To hunt... or not to hunt...? What a stupid question.
I just finised typing out my instructions for when I go break in my barrel and sight my scope for the first time. (Step-by-step and shot-by-shot instructions that I can understand) I plan on going when I have about 5 hours, so I can clean after my first 10-12 shots, then start working my way out to longer and longer distances.
Hopefuly, I will settle in at 200 yards, but if I am only accurate at 100, then I will stop there, untill I gain confidence.
I have a 4-12X50 Nikon Buckmaster's. I know that I am comfortable at 100 yards. (On a borrowed gun that I was told was sighted accurate at 200 with a 3-9X50) Hopefuly my scope will give me some control with the extra distance. I also hope to get comfortable with MY gun and MY scope. You never realy know how someone else's equipment is set up.

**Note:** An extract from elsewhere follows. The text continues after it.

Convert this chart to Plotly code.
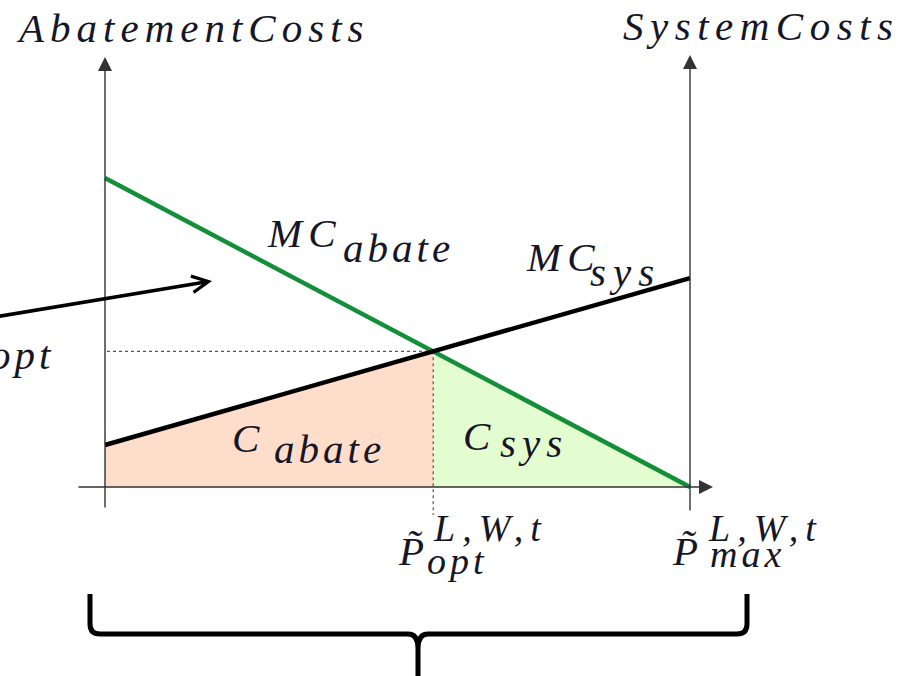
import plotly.graph_objects as go

# ---- data: normalised quantity axis and the two linear marginal-cost curves
p_points = [0.0, 1.0]        # 0 and P_max
mc_abate = [1.0, 0.0]        # marginal abatement cost
mc_sys = [0.136, 0.676]      # marginal system cost

p_max = p_points[1]
slope_a = (mc_abate[1] - mc_abate[0]) / (p_points[1] - p_points[0])
slope_s = (mc_sys[1] - mc_sys[0]) / (p_points[1] - p_points[0])
p_opt = (mc_sys[0] - mc_abate[0]) / (slope_a - slope_s)
c_opt = mc_abate[0] + slope_a * p_opt

W, H = 903, 676
# canvas scale: pixels per unit and position of the origin
SX, SY, OX, OY = 585.0, 309.0, 105.0, 487.0


def X(px):
    return (px - OX) / SX


def Y(py):
    return (OY - py) / SY


FONT = "Liberation Serif"
INK = "#161626"

fig = go.Figure()

# shaded cost areas
fig.add_trace(go.Scatter(
    x=[0, 0, p_opt, p_opt], y=[0, mc_sys[0], c_opt, 0],
    fill="toself", fillcolor="#FFDDCB", mode="lines", line=dict(width=0),
    hoverinfo="skip"))
fig.add_trace(go.Scatter(
    x=[p_opt, p_opt, p_max], y=[0, c_opt, 0],
    fill="toself", fillcolor="#E4FDD0", mode="lines", line=dict(width=0),
    hoverinfo="skip"))

# dotted guides to the optimum
fig.add_trace(go.Scatter(x=[X(107), p_opt], y=[c_opt, c_opt], mode="lines",
                         line=dict(color="#555", width=1.2, dash="dot")))
fig.add_trace(go.Scatter(x=[p_opt, p_opt], y=[c_opt, Y(515)], mode="lines",
                         line=dict(color="#555", width=1.2, dash="dot")))

# marginal cost curves
fig.add_trace(go.Scatter(x=p_points, y=mc_abate, mode="lines",
                         line=dict(color="#128F38", width=4.5)))
fig.add_trace(go.Scatter(x=p_points, y=mc_sys, mode="lines",
                         line=dict(color="#000000", width=4.5)))

ann = []


def axis_arrow(x0, y0, x1, y1):
    ann.append(dict(x=x1, y=y1, ax=x0, ay=y0, xref="x", yref="y",
                    axref="x", ayref="y", text="", showarrow=True,
                    arrowhead=2, arrowsize=2, arrowwidth=1.4,
                    arrowcolor="#333"))


axis_arrow(X(77), 0, X(713), 0)          # quantity axis
axis_arrow(0, Y(509), 0, Y(57))          # abatement cost axis
axis_arrow(p_max, Y(512), p_max, Y(55))  # system cost axis

# pointer arrow
ann.append(dict(x=X(212), y=Y(281), ax=X(-5), ay=Y(317), xref="x", yref="y",
                axref="x", ayref="y", text="", showarrow=True,
                arrowhead=5, arrowsize=0.9, arrowwidth=3.6,
                arrowcolor="#000"))


def label(text, px, baseline, size, spacing=6, anchor="left"):
    body = (f"<span style='font-family:{FONT};letter-spacing:{spacing}px'>"
            f"{text}</span>")
    ann.append(dict(x=X(px), y=Y(baseline - 0.3375 * size), xref="x",
                    yref="y", text="<i>" + body + "</i>",
                    showarrow=False,
                    xanchor=anchor, yanchor="middle",
                    font=dict(family=FONT, size=size, color=INK)))


label("AbatementCosts", 14, 42, 41)
label("SystemCosts", 621, 40, 41, 6.5)
label("MC", 265, 247, 41)
label("abate", 341, 262, 41, 4)
label("MC", 524, 271, 41)
label("sys", 588, 286, 41, 7)
label("C", 230, 452, 41)
label("abate", 272, 463, 41, 4)
label("C", 461, 450, 41)
label("sys", 498, 457, 41, 6)
label("opt", 56, 369, 41, 4, anchor="right")
label("P\u0303", 396, 565, 41, 0)
label("L,W,t", 431, 541, 38, 7)
label("opt", 425, 574, 38, 4)
label("P\u0303", 670, 565, 41, 0)
label("L,W,t", 706, 541, 38, 7)
label("max", 708, 567, 38, 4)

# brace under the horizontal axis
bx0, bx1, bxm, by0, by1 = X(90), X(747), X(418), Y(594), Y(634)
r = X(100) - X(90)
ry = Y(624) - Y(634)
ystem = Y(676)
ycusp = Y(648)
brace = (f"M {bx0} {by0} L {bx0} {by1 + ry} Q {bx0} {by1} {bx0 + r} {by1} "
         f"L {bxm - r} {by1} Q {bxm} {by1} {bxm} {ycusp} L {bxm} {ystem} "
         f"M {bxm} {ycusp} Q {bxm} {by1} {bxm + r} {by1} "
         f"L {bx1 - r} {by1} Q {bx1} {by1} {bx1} {by1 + ry} L {bx1} {by0}")
fig.add_shape(type="path", path=brace, xref="x", yref="y",
              line=dict(color="#000", width=5))

fig.update_layout(
    width=W, height=H, autosize=False,
    margin=dict(l=0, r=0, t=0, b=0),
    font=dict(family=FONT, color=INK),
    paper_bgcolor="white", plot_bgcolor="white",
    showlegend=False, annotations=ann,
    xaxis=dict(range=[X(0), X(W)], visible=False, fixedrange=True),
    yaxis=dict(range=[Y(H), Y(0)], visible=False, fixedrange=True),
)

fig.write_html("out.html")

I plan on practicing on targets and fruit untill I am fully comfortable at 200 yards. Taking my time and focusing on the basics of breathing, trigger control, and follow through. After that, I plan on learning about balistics and how to adjust the scope for wind interfereance and longer distances.
My scope has an adjustable "zero" mark. After I am sighted in, and set this "zero" Will I be able to adjust up or down for distance, then return to "zero" and count on it being accurate at the origonal setting?
Good thing is, where I hunt, all shots will be 225 or shorter, so I should be pretty comfortable taking ethical shots by next season.
I already have my eye on a Savage Cub for my oldest son. His arms are still a bit short, so I will probably buy it for him in another 6 months. I would just get him a Marlin 60 and cut the stock off with a jig saw, but I want to keep the barrel weight down for his first gun.
Thanks for the advice. I'll check out the balistics calculator when 200 yards gets too easy.
I should mention that when using BTE, if you use bronze brushes and/or brass jags, the BTE will eat away at these and give you a false blue reading. I use nylon brushes and nickel plated jags. And be very careful about bringing your jags back through the bore so you dont damage your crown.